Does she plan to write another book? "I don't know," she said. "Now that we have 'Galina,' maybe next we will have 'Slava.' But I think Rostropovich is afraid of that."

Notably absent last night was Rostropovich, the National Symphony conductor who is currently playing on a musical cruise of the Mediterrean. When they were married in the early 1960s, Vishnevskaya was more famous than Rostropovich, at least in places where Russian opera has an audience. She was the star of the Bolshoi Opera -- not merely the leading soprano but the company's most famous singer, receiving flowers and love messages even from a leader of the Soviet government.

Last night, she talked with leaders in the American government.

"I don't speak English," she told Meese, "but I talk to you."

Vishnevskaya has been in the West for a decade and uses a translator for English most of the time. Last night she conversed in surprisingly good English.

Meese and his wife Ursula were "on our way to another party," he explained, but felt they had to meet Vishnevskaya. "We're looking forward to reading your book," he told her.
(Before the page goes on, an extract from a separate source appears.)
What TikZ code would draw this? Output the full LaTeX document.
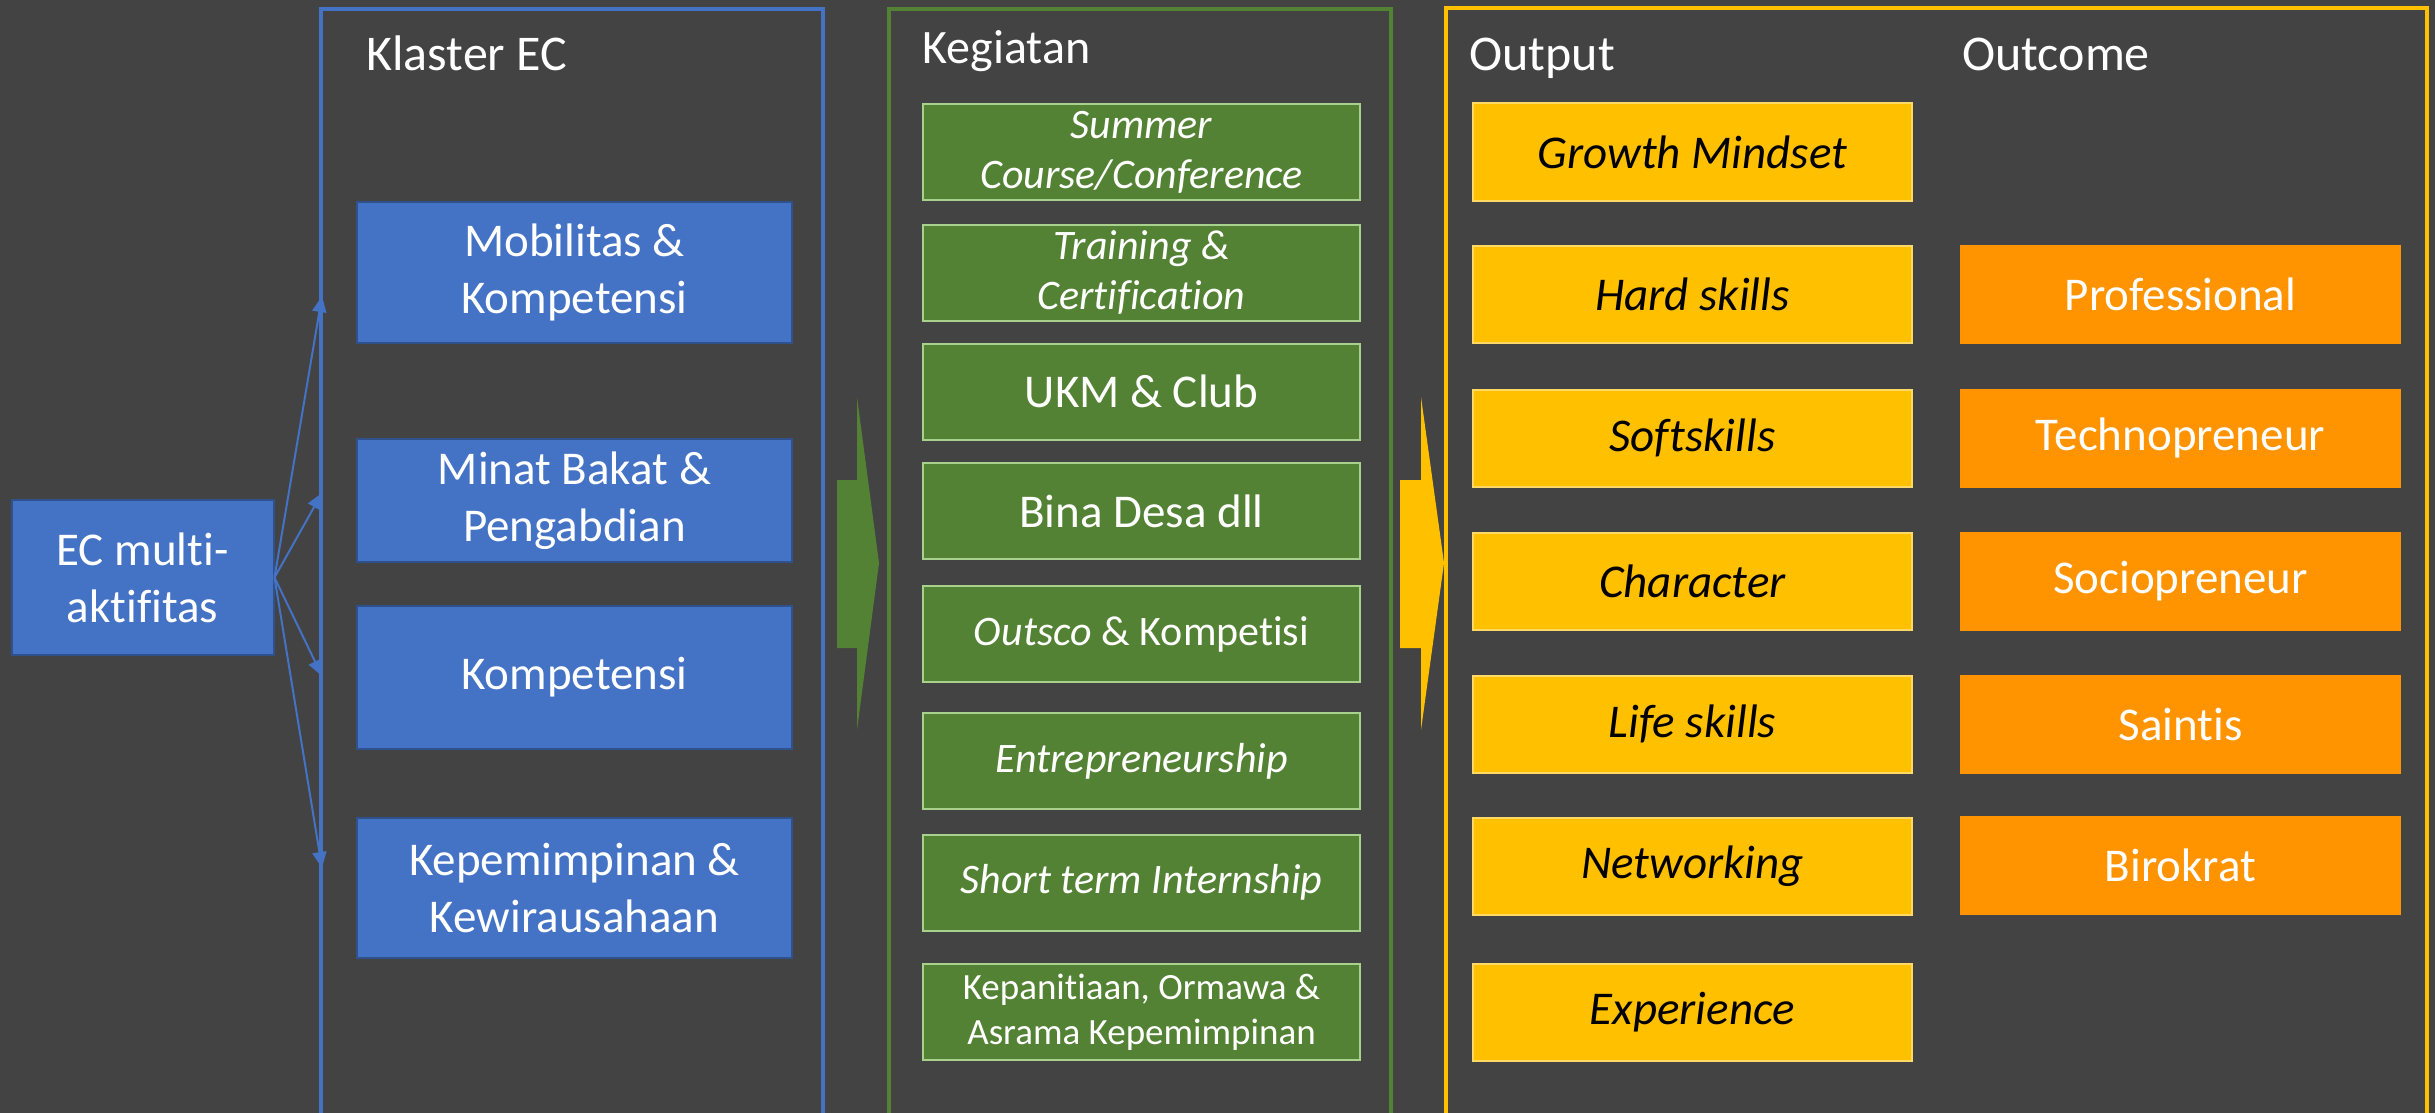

The conversation was joined by Vishnevskaya's publisher, Bill Jovanovich, with a reference to Meese's confirmation problems as attorney general-designate. "Hang in there," Jovanovich said. "A lot of us want you to hang in there." "Thank you," said Meese.

Between guests, Vishnevskaya spent much of her time conversing in Russian baby talk with her infant grandson, Ivan Daniel. "He understands only Russian baby talk," she explained to a friend. Being a grandmother, she said, is "fantastic."

One fan who had already read the book was Rep. James Scheuer (R-N.Y.), who told Vishnevskaya he had been "taken into custody by the KGB in 1972" while in Moscow on congressional business.

"I feel I have known you all my life because I have read your book," he said. "Your book was the most informative I have seen on the quality of life in the Soviet Union."

In a quiet corner, Jovanovich was talking with Roger Stevens, chairman of the Kennedy Center. Was he thinking about writing a book, Stevens was asked. "A lot of people have suggested it for a long time," he said. "I know some good real estate stories, some good theater stories and some good political stories -- you never learn more about politics than when you're trying to raise funds for a party.

"The question is whether I'm ready to tell it all. I wouldn't want to write a hypocritical book."